TDLR (Texas Department of Licensing and Regulation) is the Texas state agency that licenses and regulates many occupations, including several construction-related trades. If you work in Texas, you will see TDLR licence numbers on trucks, bids, and inspection paperwork.
TDLR is not the same as your city building department. State trade licensing and local permits are separate checks. You may need both to work legally.
Does Texas license general contractors?
Texas does not issue a statewide general contractor (GC) licence. A company can call itself a general contractor without a single state GC credential.
That does not mean "no rules." It means compliance is a patchwork of:
- TDLR licences for regulated trades
- Local city or county permits and inspections
- Registration programs in some municipalities (for example, contractor registration in certain Texas cities)

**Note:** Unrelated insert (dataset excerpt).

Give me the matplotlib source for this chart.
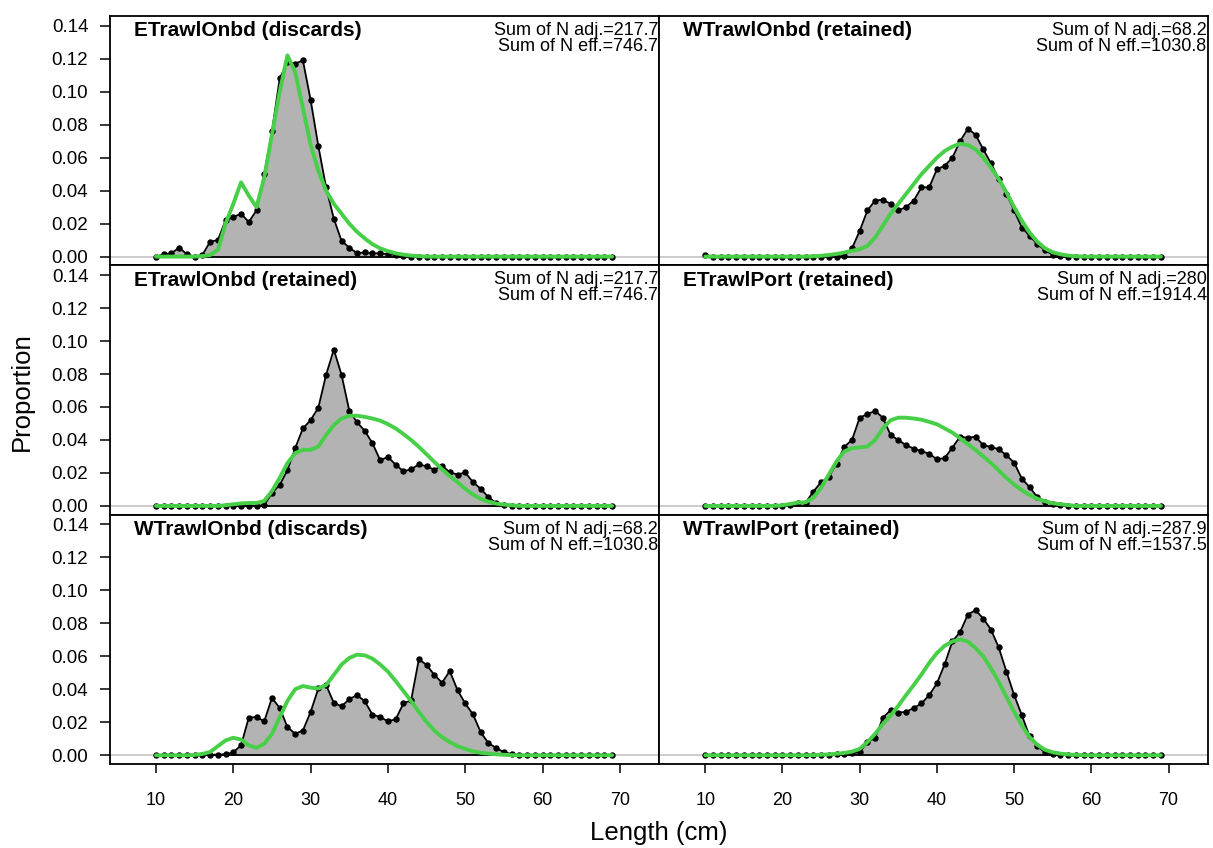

- State registration for specialties like mold assessment or remediation in some cases
Always check the city where the job sits, not just state trade rules.
Trades commonly licensed through TDLR
TDLR oversees many programs relevant to contractors, including:
| Trade / activity | Why it matters |
|---|---|
| HVAC / air conditioning and refrigeration | Licence required for much HVAC work in Texas |
| Electrical contractor licensing | State-level electrical contractor credentials |
| Plumbing | Plumbing contractor and tradesperson licensing (TDLR took over much of this function after prior agency changes) |
| Well drilling and pump installation | Regulated contractor licensing |
| Elevator contractors | Specialized licence categories |
| Other specialty programs | TDLR administers additional trade and business licences over time |
Program names and requirements change. Verify your exact licence class on the official TDLR site before bidding regulated work.
TDLR licence vs local permit
Texas contractors often confuse these two:
| Requirement | Who issues it | What it allows |
|---|---|---|
| TDLR licence | State of Texas | Shows your business or tradesperson meets state trade licensing rules |
| Building / trade permit | City or county | Authorizes a specific scope of work at a specific address |
You can hold a valid TDLR HVAC licence and still pull no municipal permit. That is a problem. You can pull a permit and still lack the state licence for regulated work. Also a problem.
Verifying licences and complaints
Before you hire a sub or partner on a Texas job:
- Look up the licence on the TDLR license search
- Confirm the licence class matches the work (residential vs commercial categories matter on some trades)
- Check expiration and disciplinary history
Owners and GCs increasingly verify subs after bad experiences with unlicensed trades.
Insurance, bonds, and contracts
TDLR licensing does not replace:
- General liability and workers' compensation coverage
- Surety bonds required on some public or commercial jobs
- Written contracts with scope, payment terms, and warranty language
On residential work, defect claims may trigger RCLA procedures. On payment fights, you may need Texas mechanic's lien or prompt payment rules.
On the job
Put licence numbers on estimates and invoices. Commercial clients expect it on regulated trades.
Track renewals and continuing education. Lapsed licences stop jobs cold at inspection.
Know when a "handyman" job crosses into regulated work. HVAC, electrical, and plumbing lines are enforced.
Pull permits early. Texas cities differ on online permitting, plan review, and inspection schedules.
Note
This is general info, not legal advice. TDLR programs, licence classes, and local permit rules change. Confirm requirements with TDLR, your local building official, and qualified counsel for your trade and project.